The Brussels region will be acquiring several plots of land along the Green Promenade in Berchem Sainte-Agathe in order to make new natural and heritage spaces available to the public and guarantee their long-term preservation.

The total area amounts to nearly an entire hectare, and the region hopes the acquisition will both relieve some of the pressure facing biodiversity as a result of climate change and take aim at the figure that one in five inhabitants of Brussels still doesn’t have access to a public green space near their home.

“This acquisition will make it possible to safeguard new natural spaces in an area in the north-west of Brussels where there is a lack of public green spaces, and is fully in line with the Government's desire to improve the quality of life of the people of Brussels and to preserve the natural spaces that make up the richness of the Region's natural heritage,” Rudi Vervoort, minister-president of the Brussels region, said in a statement.

“We are thus demonstrating our firm commitment to preserving green spaces, promoting nature in the city and strengthening the green network.”

The total cost of the acquisition amounts to €4,876,650. “With this acquisition, we are pursuing our policy of offering more nature to the people of Brussels and strengthening biodiversity in the city, with specific attention to areas lacking in green spaces,” said Alain Maron, Brussels environment minister.

“This operation is in addition to other projects carried out since 2019 in this respect, such as the purchase of the Wiels Marsh in Forest, the Sennette Park project in Anderlecht, or the opening up of the Senne river in the North District.
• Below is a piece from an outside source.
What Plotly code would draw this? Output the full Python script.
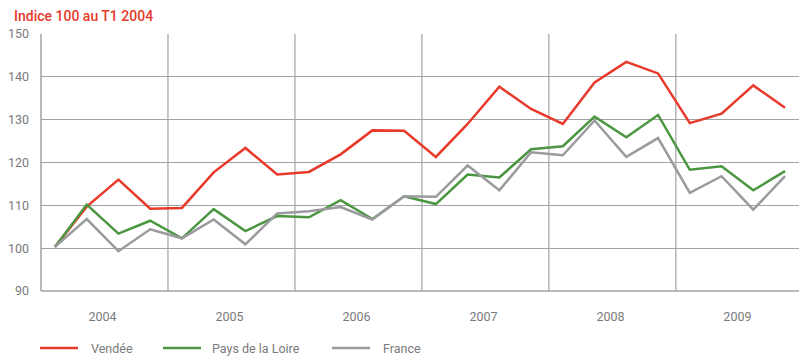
import plotly.graph_objects as go

# Quarterly index, base 100 = Q1 2004
quarters = list(range(24))
years = ["2004", "2005", "2006", "2007", "2008", "2009"]

vendee = [100.3, 109.7, 116.0, 109.2, 109.4, 117.7, 123.4, 117.2,
          117.8, 121.9, 127.5, 127.4, 121.3, 129.0, 137.7, 132.5,
          129.0, 138.7, 143.5, 140.8, 129.2, 131.4, 138.0, 132.8]
pays_loire = [100.3, 110.2, 103.4, 106.4, 102.3, 109.1, 104.0, 107.5,
              107.2, 111.2, 106.8, 112.1, 110.3, 117.2, 116.5, 123.1,
              123.8, 130.7, 125.9, 131.1, 118.3, 119.1, 113.5, 118.0]
france = [100.3, 106.8, 99.3, 104.4, 102.3, 106.7, 100.9, 108.1,
          108.6, 109.6, 106.7, 112.1, 112.0, 119.3, 113.5, 122.4,
          121.7, 129.8, 121.3, 125.7, 112.9, 116.8, 109.0, 116.8]

RED = "#e8392a"
GREEN = "#4b9640"
GREY = "#9b9a9e"
GRID = "#a3a3a6"
TEXT = "#7a7a7c"

series = [("Vendée", vendee, RED),
          ("Pays de la Loire", pays_loire, GREEN),
          ("France", france, GREY)]

W, H = 799, 356
L, R, T, B = 41, 0, 34, 65
pw, ph = W - L - R, H - T - B


def px_x(p):
    return (p - L) / pw


def px_y(p):
    return (H - B - p) / ph


fig = go.Figure()
for name, vals, col in series:
    fig.add_trace(go.Scatter(x=quarters, y=vals, mode="lines", name=name,
                             line=dict(color=col, width=2.5), showlegend=False))

shapes = []
# Year separators
for k in range(1, 6):
    shapes.append(dict(type="line", xref="x", yref="paper",
                       x0=4 * k - 0.44, x1=4 * k - 0.44, y0=0, y1=1,
                       line=dict(color=GRID, width=1.2), layer="below"))
# Left and bottom frame
shapes.append(dict(type="line", xref="paper", yref="paper", x0=0, x1=0, y0=0, y1=1,
                   line=dict(color=GRID, width=1.5), layer="below"))
shapes.append(dict(type="line", xref="paper", yref="paper", x0=0, x1=1, y0=0, y1=0,
                   line=dict(color=GRID, width=1.5), layer="below"))

annotations = [dict(text="Indice 100 au T1 2004", xref="paper", yref="paper",
                    x=px_x(12), y=px_y(16), xanchor="left", yanchor="middle",
                    showarrow=False,
                    font=dict(size=14, color=RED, weight=500))]

# Legend row below the chart
legend_pos = [(40, 89), (163, 210), (332, 381)]
ly = px_y(348)
for (name, _, col), (lx, tx) in zip(series, legend_pos):
    shapes.append(dict(type="line", xref="paper", yref="paper",
                       x0=px_x(lx), x1=px_x(lx + 38), y0=ly, y1=ly,
                       line=dict(color=col, width=2.5)))
    annotations.append(dict(text=name, xref="paper", yref="paper",
                            x=px_x(tx), y=ly, xanchor="left", yanchor="middle",
                            showarrow=False, font=dict(size=12.5, color=TEXT)))

fig.update_layout(
    width=W, height=H,
    margin=dict(l=L, r=R, t=T, b=B, autoexpand=False),
    paper_bgcolor="white", plot_bgcolor="white",
    font=dict(family="Roboto, Open Sans, sans-serif", size=12, color=TEXT),
    showlegend=False,
    xaxis=dict(range=[-0.44, 23.44], tickmode="array",
               tickvals=[1.5 + 4 * i for i in range(6)], ticktext=years,
               showgrid=False, zeroline=False, showline=False, ticks="",
               ticklabelstandoff=16, tickfont=dict(size=12.5, color=TEXT)),
    yaxis=dict(range=[90, 150], dtick=10, showgrid=True, gridcolor=GRID,
               gridwidth=1.2, zeroline=False, showline=False, ticks="",
               ticklabelstandoff=11, tickfont=dict(size=12.5, color=TEXT)),
    shapes=shapes,
    annotations=annotations,
)

fig.write_html("out.html")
Brussels Environment will now develop quality facilities and management, in line with the needs of users and to strengthen the quality of our urban biodiversity.”

With the acquisition, the region definitively confirmed the conservation of the natural site, which was previously constructible but has been classified as a protected site since 2006.

For several years now, various analyses and studies have shown that the site plays a valuable role for the Brussels region as a wetland, particularly in the fight against the heat island effect, which is reinforced by climate change, and as a habitat for numerous animal and plant species.

Once the transfer of ownership has been completed, the land will be managed by Brussels Environment, which will have to ensure its conservation in conjunction with the management of the Green Promenade that runs through it.